More Great Fish Recipes
- Fish Chowder
- Brazilian Salmon Stew
- Fish Stew with Ginger and Tomatoes
- Quick and Easy Fish Stew
- New England Cioppino
Easy Miso Fish Soup With Soba
- 8 to 12 ounces white fish fillets, such sole, cod, or tilapia
- 3 ounces dried soba noodles
- 2 teaspoons toasted sesame oil
- 2 cups chicken stock
- 2 tablespoons white miso
- 6 shiitake or cremini mushrooms, halved or quartered if large
- 1/2 cup (2 ounces) sugar snap peas
- 1/2 cup frozen, shelled edamame, defrosted or frozen
- 1/4 cup finely chopped cilantro
- 1/4 cup finely chopped parsley
- For garnish:
- 2 tablespoons finely chopped chives
Cut the fish:
Place the fish on a cutting board and cut into 2-inch pieces. Set aside.
Cook the soba noodles:
In a large pot, bring 2 quarts of water to a boil. Add the soba noodles and cook for 2 to 3 minutes, or until tender but still a little firm. Drain in a colander and rinse under cold running water to remove the surface starch.
Divide the noodles between two large soup bowls and add 1 teaspoon of sesame oil to each bowl. Toss the noodles with the oil to make sure they are well coated.
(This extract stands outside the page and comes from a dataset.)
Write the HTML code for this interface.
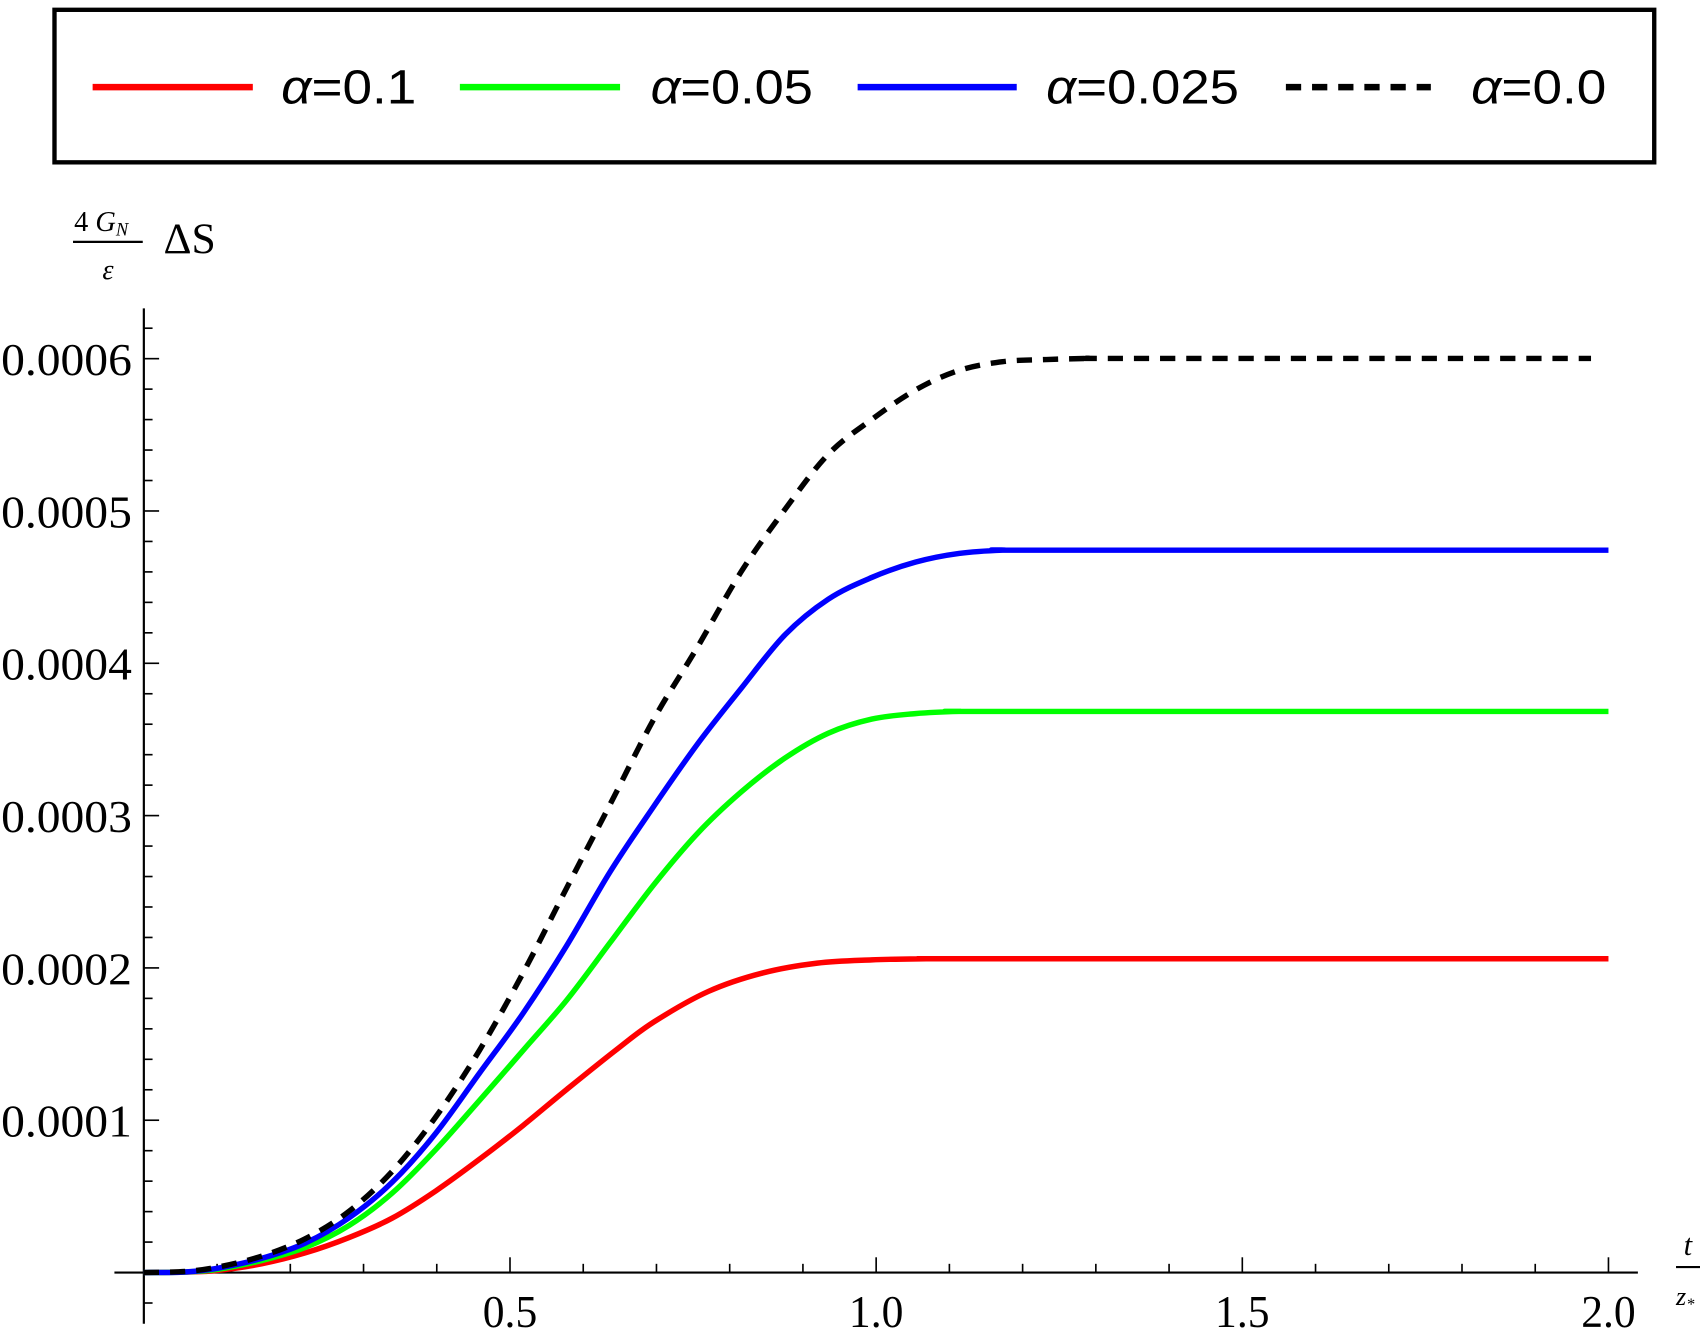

Set aside.
Cook the vegetables in the broth:
Set the same pot you used to cook the noodles over high heat and add chicken stock and 1 cup water. Bring the liquid to a boil.
Add the mushrooms and snap peas. Reduce heat to medium-low and simmer, uncovered, for 3 minutes.
Cook the fish and edamame:
Add the edamame and fish to the pot and cover with a lid. Cook at a gentle simmer (small bubbles around the edges) for 3 to 5 minutes, or until the fish is just cooked through and is opaque in the center. Exact cooking time will depend upon the thickness of the fish pieces.
Finish the soup:
With a slotted spoon, remove the fish from the broth and divide it among the bowls, placing it on top of the noodles.
In a small bowl, whisk the miso into 1/2 cup of hot water to make a smooth slurry. Stir it into the hot broth along with the cilantro and parsley. Ladle the broth and vegetables over the noodles and sprinkle with chopped chives.
Serve the soup:
Ladle the soup over the bowls of noodles and top each with chopped chives.